We begin, therefore, to see that the task of union with Reality will involve certain stages of preparation as well as stages of attainment; and these stages of preparation—for some disinterested souls easy and rapid, for others long and full of pain—may be grouped under two heads. First, the disciplining and simplifying of the attention, which is the essence of Recollection. Next, the disciplining and simplifying of the affections and will, the orientation of the heart; which is sometimes called by the formidable name of Purgation. So the practical mysticism of the plain man will best be grasped by him as a five-fold scheme of training and growth: in which the first two stages prepare the self for union with Reality, and the last three unite it successively with the World of Becoming, the World of Being, and finally with that Ultimate Fact which the philosopher calls the Absolute and the religious mystic calls God.

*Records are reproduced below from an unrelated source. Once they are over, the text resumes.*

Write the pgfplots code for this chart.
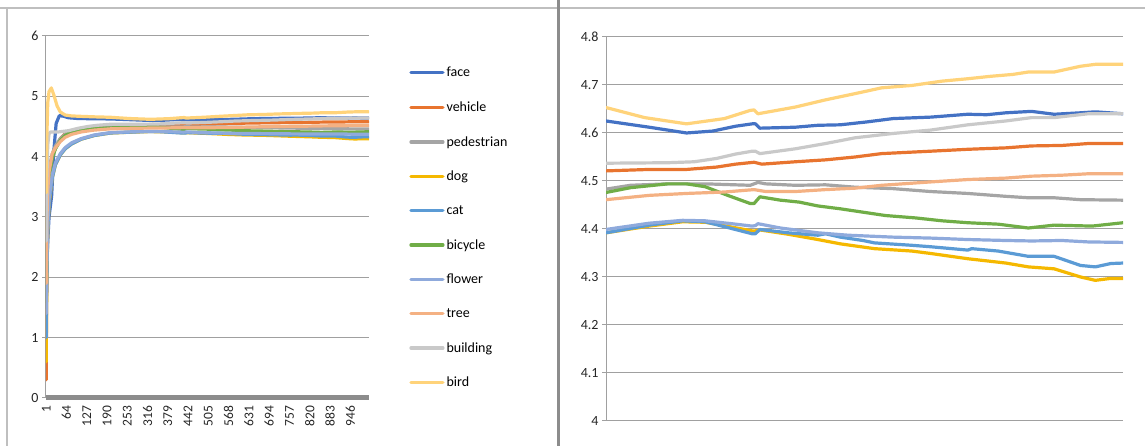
\documentclass[border=0pt]{standalone}
\usepackage{fontspec}
\setmainfont{Carlito}
\usepackage{pgfplots}
\pgfplotsset{compat=1.18}
\definecolor{cface}{HTML}{4472C4}
\definecolor{cvehicle}{HTML}{E8742F}
\definecolor{cped}{HTML}{A5A5A5}
\definecolor{cdog}{HTML}{F5B800}
\definecolor{ccat}{HTML}{5B9BD5}
\definecolor{cbike}{HTML}{70AD47}
\definecolor{cflower}{HTML}{8FAADC}
\definecolor{ctree}{HTML}{F4B183}
\definecolor{cbuild}{HTML}{C9C9C9}
\definecolor{cbird}{HTML}{FFD37A}
\definecolor{cgrid}{HTML}{A0A0A0}
\definecolor{cframe}{HTML}{BFBFBF}

\pgfplotstableread{
x y
1 1.5
5 2.5
10 3.0
18 3.35
25 4.1
32 4.55
42 4.68
55 4.67
70 4.645
100 4.632
150 4.628
200 4.625
267 4.612
325 4.600
366 4.604
401 4.614
427 4.619
432 4.619
439 4.610
494 4.612
529 4.616
564 4.617
605 4.623
646 4.630
704 4.633
762 4.639
791 4.638
821 4.642
861 4.645
896 4.639
937 4.642
960 4.644
1003 4.640
}\face
\pgfplotstableread{
x y
1 0.3
3 2.2
6 3.2
10 3.7
20 4.0
30 4.15
45 4.3
60 4.38
80 4.43
110 4.47
150 4.5
200 4.521
267 4.524
325 4.524
372 4.529
401 4.535
430 4.539
442 4.535
494 4.540
541 4.544
587 4.550
628 4.557
704 4.562
762 4.566
821 4.569
861 4.573
908 4.574
949 4.578
1003 4.578
}\vehicle
\pgfplotstableread{
x y
1 2.2
3 3.0
6 3.5
10 3.8
20 4.05
30 4.18
45 4.3
60 4.37
80 4.42
110 4.45
150 4.47
200 4.483
238 4.491
296 4.494
354 4.494
424 4.491
436 4.497
448 4.494
494 4.491
541 4.492
587 4.487
646 4.484
704 4.478
762 4.474
821 4.468
856 4.465
896 4.465
937 4.461
1003 4.460
}\pedestrian
\pgfplotstableread{
x y
1 0.6
3 1.9
6 2.75
10 3.2
20 3.65
30 3.87
45 4.03
60 4.13
80 4.21
110 4.29
150 4.35
200 4.392
267 4.406
319 4.415
354 4.414
395 4.404
427 4.396
432 4.396
439 4.398
483 4.389
529 4.378
564 4.369
617 4.359
675 4.354
704 4.349
762 4.338
821 4.329
856 4.321
896 4.317
937 4.300
960 4.293
984 4.297
1003 4.297
}\dog
\pgfplotstableread{
x y
1 1.0
3 2.0
6 2.8
10 3.25
20 3.65
30 3.87
45 4.03
60 4.13
80 4.21
110 4.29
150 4.35
200 4.392
267 4.408
319 4.417
354 4.415
395 4.401
427 4.390
432 4.390
439 4.399
483 4.392
529 4.387
541 4.390
564 4.383
599 4.376
617 4.371
675 4.366
704 4.363
762 4.356
768 4.359
809 4.354
856 4.343
896 4.343
937 4.324
960 4.321
984 4.328
1003 4.329
}\cat
\pgfplotstableread{
x y
1 1.6
3 2.7
6 3.3
10 3.65
20 3.98
30 4.13
45 4.27
60 4.35
80 4.41
110 4.45
150 4.47
200 4.476
238 4.486
296 4.494
325 4.494
354 4.488
389 4.470
424 4.453
430 4.453
439 4.467
471 4.460
500 4.456
529 4.448
564 4.442
599 4.435
634 4.428
681 4.423
722 4.417
762 4.413
809 4.410
856 4.402
896 4.408
955 4.406
1003 4.413
}\bicycle
\pgfplotstableread{
x y
1 1.4
3 2.2
6 2.9
10 3.3
20 3.7
30 3.9
45 4.05
60 4.15
80 4.23
110 4.3
150 4.36
200 4.399
267 4.412
319 4.418
354 4.417
395 4.411
427 4.406
432 4.407
436 4.411
471 4.402
529 4.392
576 4.387
646 4.383
704 4.381
762 4.378
821 4.376
861 4.375
908 4.376
949 4.373
1003 4.372
}\flower
\pgfplotstableread{
x y
1 1.9
3 2.9
6 3.45
10 3.75
20 4.05
30 4.15
45 4.25
60 4.32
80 4.37
110 4.41
150 4.44
200 4.461
267 4.470
325 4.474
384 4.477
430 4.482
448 4.478
494 4.478
541 4.482
587 4.485
628 4.491
704 4.498
762 4.503
821 4.506
861 4.510
908 4.512
949 4.515
1003 4.515
}\tree
\pgfplotstableread{
x y
1 2.6
3 3.6
6 4.2
10 4.38
15 4.41
40 4.41
70 4.43
100 4.47
130 4.5
160 4.52
200 4.537
296 4.538
337 4.540
372 4.547
401 4.556
427 4.562
432 4.562
439 4.557
494 4.567
541 4.578
587 4.590
646 4.599
704 4.606
762 4.617
821 4.625
861 4.632
896 4.632
949 4.640
1003 4.640
}\building
\pgfplotstableread{
x y
1 3.4
3 4.3
6 4.9
10 5.08
17 5.14
25 5.02
35 4.84
45 4.74
60 4.69
80 4.675
110 4.668
150 4.66
200 4.653
260 4.632
325 4.619
384 4.630
424 4.647
430 4.648
436 4.640
494 4.654
541 4.669
587 4.682
628 4.694
675 4.699
722 4.708
762 4.713
797 4.718
832 4.722
856 4.727
896 4.727
937 4.739
960 4.743
1003 4.743
}\bird

\pgfplotsset{
  mystyle/.style={
    scale only axis,
    anchor=south west,
    axis x line*=bottom,
    axis y line*=left,
    ymajorgrids,
    grid style={cgrid, line width=1pt},
    y axis line style={cgrid, line width=1pt},
    tick style={cgrid, line width=1pt},
    tick align=outside,
    major tick length=4pt,
    ytick pos=left,
    xtick pos=bottom,
    yticklabel style={font=\fontsize{14}{16}\selectfont, text=black!85},
    xticklabel style={font=\fontsize{13.5}{15}\selectfont, text=black!85},
    /pgf/number format/assume math mode=true,
    every axis plot/.append style={line width=3.2pt, line join=round, line cap=round},
  }
}

\begin{document}
\begin{tikzpicture}
\useasboundingbox (0,0) rectangle (1145pt,446pt);
\draw[cframe, line width=1.2pt] (0,438pt) -- (1145pt,438pt);
\draw[cframe, line width=1.2pt] (7pt,438pt) -- (7pt,0pt);
\draw[black!45, line width=3pt] (558.5pt,446pt) -- (558.5pt,0pt);

\begin{axis}[mystyle,
  at={(46pt,48pt)}, width=323pt, height=362pt,
  xmin=0.5, xmax=1004, ymin=0, ymax=6,
  ytick={0,1,2,3,4,5,6},
  xtick={1,64,127,190,253,316,379,442,505,568,631,694,757,820,883,946},
  xticklabel style={rotate=90, anchor=east},
  x axis line style={black!45, line width=5pt},
  major x tick style={draw=none},
  legend style={at={(1.115,0.925)}, anchor=north west, draw=none, fill=none,
    font=\fontsize{14}{16}\selectfont, row sep=19.4pt,
    /tikz/every even column/.append style={column sep=3pt}},
  legend cell align=left,
  legend image code/.code={\draw[#1, line cap=round] (0pt,0pt) -- (32pt,0pt);},
]
\addplot[cface] table {\face};
\addplot[cvehicle] table {\vehicle};
\addplot[cped] table {\pedestrian};
\addplot[cdog] table {\dog};
\addplot[ccat] table {\cat};
\addplot[cbike] table {\bicycle};
\addplot[cflower] table {\flower};
\addplot[ctree] table {\tree};
\addplot[cbuild] table {\building};
\addplot[cbird] table {\bird};
\legend{face,vehicle,pedestrian,dog,cat,bicycle,flower,tree,building,bird}
\end{axis}

\begin{axis}[mystyle,
  at={(606pt,25pt)}, width=517pt, height=384pt,
  xmin=200, xmax=1003, ymin=4, ymax=4.8,
  ytick={4,4.1,4.2,4.3,4.4,4.5,4.6,4.7,4.8},
  xtick=\empty,
  x axis line style={draw=none},
]
\addplot[cface] table {\face};
\addplot[cvehicle] table {\vehicle};
\addplot[cped] table {\pedestrian};
\addplot[cdog] table {\dog};
\addplot[ccat] table {\cat};
\addplot[cbike] table {\bicycle};
\addplot[cflower] table {\flower};
\addplot[ctree] table {\tree};
\addplot[cbuild] table {\building};
\addplot[cbird] table {\bird};
\end{axis}
\end{tikzpicture}
\end{document}
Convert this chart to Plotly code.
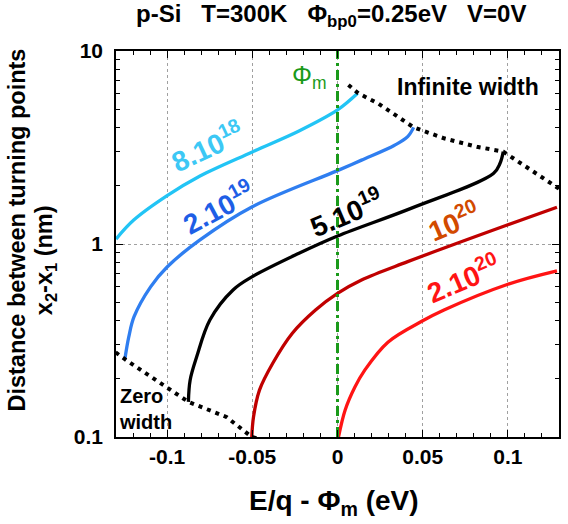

CHAPTER IV. MEDITATION AND RECOLLECTION
Recollection, the art which the practical man is now invited to learn, is in essence no more and no less than the subjection of the attention to the control of the will. It is not, therefore, a purely mystical activity. In one form or another it is demanded of all who would get control of their own mental processes; and does or should represent the first great step in the education of the human consciousness. So slothful, however, is man in all that concerns his higher faculties, that few deliberately undertake this education at all. They are content to make their contacts with things by a vague, unregulated power, ever apt to play truant, ever apt to fail them. Unless they be spurred to it by that passion for ultimate things which expresses itself in religion, philosophy, or art, they seldom learn the secret of a voluntary concentration of the mind.